The use_zarr_fill_value_as_mask option (default: None/False for open_zarr) controls whether the Zarr-level fill_value is also treated as a masking sentinel. With our approach, the Zarr fill_value and the decoded _FillValue attribute are the same value, so both paths produce correct results.

rioxarray

rioxarray's nodata property checks attributes in this order: _FillValue, missing_value, fill_value, nodata, then falls back to rasterio's DatasetReader.nodata. It does not recognize gdal_no_data by name. When data is accessed through a virtual Zarr store (no rasterio file manager), rioxarray relies entirely on the attribute chain — so properly encoding _FillValue is essential.

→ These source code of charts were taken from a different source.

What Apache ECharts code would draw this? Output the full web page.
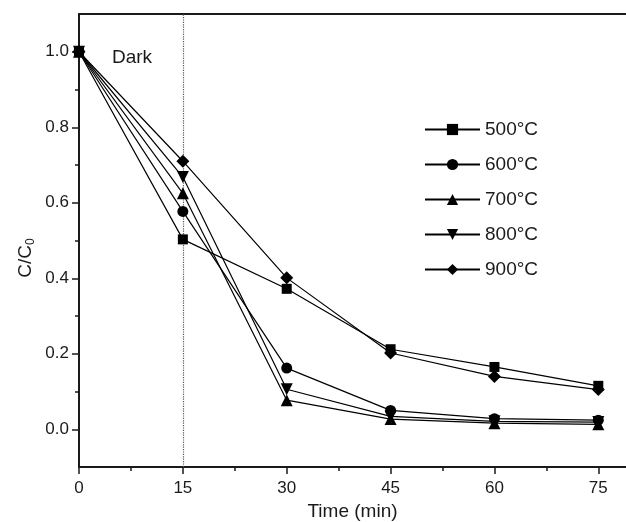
<!DOCTYPE html>
<html><head><meta charset="utf-8">
<script src="https://cdn.jsdelivr.net/npm/echarts@6/dist/echarts.min.js"></script>
<style>html,body{margin:0;padding:0;background:#fff}#c{width:626px;height:522px}</style>
</head><body><div id="c"></div>
<script>
var times = [0, 15, 30, 45, 60, 75];
var seriesNames = ['500°C', '600°C', '700°C', '800°C', '900°C'];
var v500 = [1.0, 0.503, 0.372, 0.212, 0.165, 0.115];
var v600 = [1.0, 0.577, 0.162, 0.050, 0.028, 0.024];
var v700 = [1.0, 0.625, 0.077, 0.027, 0.016, 0.013];
var v800 = [1.0, 0.668, 0.106, 0.034, 0.021, 0.019];
var v900 = [1.0, 0.710, 0.401, 0.202, 0.140, 0.105];
var xTicks = [0, 15, 30, 45, 60, 75];
var xMinor = [7.5, 22.5, 37.5, 52.5, 67.5];
var yTicks = [0.0, 0.2, 0.4, 0.6, 0.8, 1.0];
var yMinor = [0.1, 0.3, 0.5, 0.7, 0.9];
var darkTime = 15;

var symbols = ['rect', 'circle', 'triangle', 'path://M0,0 L10,0 L5,9 Z', 'diamond'];
var sizes = [10, 11, 12, 12, 13];
var allVals = [v500, v600, v700, v800, v900];
var font = 'Liberation Sans, Arial, sans-serif';
var ink = '#1a1a1a';

var series = allVals.map(function (vals, i) {
  var s = {
    name: seriesNames[i], type: 'line',
    data: vals.map(function (v, j) { return [times[j], v]; }),
    symbol: symbols[i], symbolSize: sizes[i], showAllSymbol: true,
    itemStyle: { color: '#000' },
    lineStyle: { color: '#000', width: 1.2 },
    z: 5
  };
  if (i === 0) {
    s.markLine = {
      silent: true, symbol: 'none', label: { show: false },
      lineStyle: { color: '#555', type: 'dotted', width: 1.2 },
      data: [{ xAxis: darkTime }]
    };
  }
  return s;
});

var chart = echarts.init(document.getElementById('c'));
chart.setOption({
  animation: false,
  backgroundColor: '#fff',
  grid: { left: 79, right: 0, top: 14, bottom: 55, containLabel: false, outerBoundsMode: 'none' },
  xAxis: [{
    type: 'value', min: 0, max: 79, position: 'bottom',
    name: 'Time (min)', nameLocation: 'middle', nameGap: 35,
    nameTextStyle: { fontFamily: font, fontSize: 19, color: ink },
    axisLine: { show: true, onZero: false, lineStyle: { color: ink, width: 2 } },
    axisTick: { show: true, customValues: xTicks, length: 7, lineStyle: { color: ink, width: 1.5 } },
    axisLabel: { customValues: xTicks, fontFamily: font, fontSize: 17, color: ink, margin: 13 },
    splitLine: { show: false }
  }, {
    type: 'value', min: 0, max: 79, position: 'bottom',
    axisLine: { show: false, onZero: false },
    axisTick: { show: true, customValues: xMinor, length: 4, lineStyle: { color: ink, width: 1.5 } },
    axisLabel: { show: false }, splitLine: { show: false }
  }, {
    type: 'value', min: 0, max: 79, position: 'top',
    axisLine: { show: true, onZero: false, lineStyle: { color: ink, width: 2 } },
    axisTick: { show: false }, axisLabel: { show: false }, splitLine: { show: false }
  }],
  yAxis: [{
    type: 'value', min: -0.1, max: 1.1,
    axisLine: { show: true, onZero: false, lineStyle: { color: ink, width: 2 } },
    axisTick: { show: true, customValues: yTicks, length: 7, lineStyle: { color: ink, width: 1.5 } },
    axisLabel: { customValues: yTicks, fontFamily: font, fontSize: 17, color: ink, margin: 10,
      formatter: function (v) { return v.toFixed(1); } },
    splitLine: { show: false }
  }, {
    type: 'value', min: -0.1, max: 1.1, position: 'left',
    axisLine: { show: false, onZero: false },
    axisTick: { show: true, customValues: yMinor, length: 4, lineStyle: { color: ink, width: 1.5 } },
    axisLabel: { show: false }, splitLine: { show: false }
  }],
  legend: {
    orient: 'vertical', left: 419, top: 114, itemGap: 14,
    itemWidth: 55, itemHeight: 14,
    textStyle: { fontFamily: font, fontSize: 19, lineHeight: 21, color: ink },
    data: seriesNames
  },
  graphic: [{
    type: 'text', left: 112, top: 48,
    style: { text: 'Dark', font: '19px Liberation Sans, Arial, sans-serif', fill: ink }
  }, {
    type: 'text', x: 26, y: 258, rotation: Math.PI / 2,
    style: {
      text: 'C/C{sub|0}', font: '19px Liberation Sans, Arial, sans-serif', fill: ink,
      align: 'center', verticalAlign: 'middle',
      rich: { sub: { font: '12px Liberation Sans, Arial, sans-serif', fill: ink, padding: [9, 0, 0, 0] } }
    }
  }],
  series: series
});
</script></body></html>
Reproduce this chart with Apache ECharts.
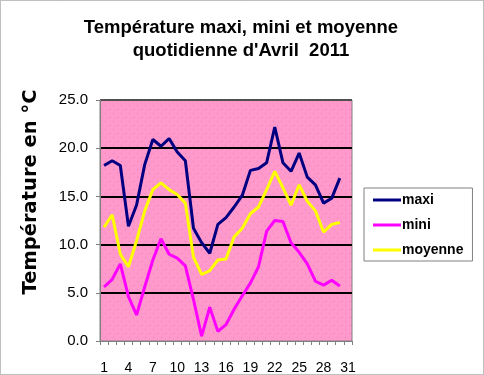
<!DOCTYPE html>
<html><head><meta charset="utf-8">
<script src="https://cdn.jsdelivr.net/npm/echarts@6/dist/echarts.min.js"></script>
<style>html,body{margin:0;padding:0;background:#fff}#c{width:484px;height:375px}</style>
</head><body><div id="c"></div>
<script>
const days = Array.from({length:31}, (_, i) => String(i + 1));
const maxi = [18.2,18.7,18.2,11.9,14.1,18.3,20.9,20.2,21.0,19.6,18.7,11.7,10.2,9.1,12.1,12.8,13.9,15.1,17.7,17.9,18.5,22.2,18.5,17.6,19.5,17.0,16.2,14.3,14.8,16.9];
const mini = [5.6,6.4,8.0,4.6,2.7,5.6,8.4,10.6,9.0,8.6,7.8,4.3,0.5,3.5,1.0,1.7,3.3,4.7,6.0,7.7,11.4,12.5,12.4,10.2,9.2,8.0,6.2,5.8,6.3,5.7];
const moyenne = [11.8,13.1,9.0,7.7,10.4,13.5,15.7,16.4,15.7,15.2,14.3,8.7,6.9,7.3,8.4,8.5,10.8,11.7,13.2,13.9,15.7,17.6,15.9,14.1,16.2,14.5,13.5,11.3,12.1,12.3];
const yTicks = [0, 5, 10, 15, 20, 25];

const pc = document.createElement('canvas');
pc.width = 8; pc.height = 8;
const g = pc.getContext('2d');
g.fillStyle = '#FF99CC'; g.fillRect(0,0,8,8);
g.fillStyle = '#E882B8'; g.fillRect(1,1,1,1); g.fillRect(5,5,1,1);

const font = '"Liberation Sans", Arial, sans-serif';
const chart = echarts.init(document.getElementById('c'), null, {renderer:'canvas'});
chart.setOption({
  animation:false,
  backgroundColor:'#fff',
  title:{
    text:'Température maxi, mini et moyenne\nquotidienne d\'Avril  2011',
    left:236, top:11, textAlign:'center',
    textStyle:{fontFamily:font, fontWeight:'bold', fontSize:18.5, color:'#000', lineHeight:23}
  },
  legend:{
    orient:'vertical', left:364, top:188,
    padding:[5,9,4,9], itemGap:11, itemWidth:28, itemHeight:3, icon:'rect',
    borderColor:'#808080', borderWidth:1, backgroundColor:'#fff',
    textStyle:{fontFamily:font, fontWeight:'bold', fontSize:14, lineHeight:14, color:'#000', padding:[0,0,0,-4]},
    data:['maxi','mini','moyenne']
  },
  grid:{left:100, top:100, width:252, height:245, show:true,
        backgroundColor:{image:pc, repeat:'repeat'}, borderColor:'#808080', borderWidth:1},
  xAxis:{
    type:'category', data:days, boundaryGap:true,
    axisLine:{lineStyle:{color:'#808080', width:1}},
    axisTick:{show:true, interval:0, length:4, lineStyle:{color:'#808080'}},
    axisLabel:{interval:2, margin:20, fontFamily:font, fontSize:14, color:'#000'}
  },
  yAxis:{
    type:'value', min:0, max:25, interval:5,
    axisLine:{show:true, lineStyle:{color:'#808080'}},
    axisTick:{show:true, length:4, lineStyle:{color:'#808080'}},
    axisLabel:{margin:12, fontFamily:font, fontSize:15, color:'#000', formatter:v => v.toFixed(1)},
    splitLine:{show:true, lineStyle:{color:['rgba(0,0,0,0)','#000','#000','#000','#000','#505050'], width:2}}
  },
  series:[
    {name:'maxi', type:'line', data:maxi, symbol:'none', lineStyle:{color:'#000080', width:3}, itemStyle:{color:'#000080'}},
    {name:'mini', type:'line', data:mini, symbol:'none', lineStyle:{color:'#FF00FF', width:3}, itemStyle:{color:'#FF00FF'}},
    {name:'moyenne', type:'line', data:moyenne, symbol:'none', lineStyle:{color:'#FFFF00', width:3}, itemStyle:{color:'#FFFF00'}}
  ],
  graphic:[
    {type:'text', x:31, y:192, rotation:Math.PI/2, silent:true,
     style:{text:'Température en °C', font:'bold 19.5px "DejaVu Sans", sans-serif', fill:'#000', align:'center', verticalAlign:'middle'}},
    {type:'rect', shape:{x:0.5, y:0.5, width:483, height:374},
     style:{fill:null, stroke:'#808080', lineWidth:1, lineDash:[1,1]}, silent:true, z:100}
  ]
});
</script></body></html>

xarray's FillValueCoder dtype support

Not all dtypes are supported by xarray's FillValueCoder. The vendored FillValueCoder in virtual-tiff supports the following types:

dtype kind Encoding format
f (float) base64-encoded little-endian double
c (complex) list of two base64-encoded little-endian doubles [real, imag]
iu (integer) Python int
b (boolean) Python bool
U (unicode string) Python str
S (byte string) base64-encoded bytes

Complex dtype support has been added to the vendored FillValueCoder but has not yet been merged into xarray's released version. Structured, compound, and datetime dtypes are not supported and will raise a ValueError during encoding or decoding.

When no fill value is present

If none of the three fill value keys are present as string attributes, _consolidate_fill_value returns None and the caller falls back to the dtype's default scalar (e.g., 0.0 for float32, 0 for int16). This is correct for TIFF files that have no nodata concept — the Zarr fill_value is only meaningful for uninitialized chunks, and no _FillValue attribute is emitted.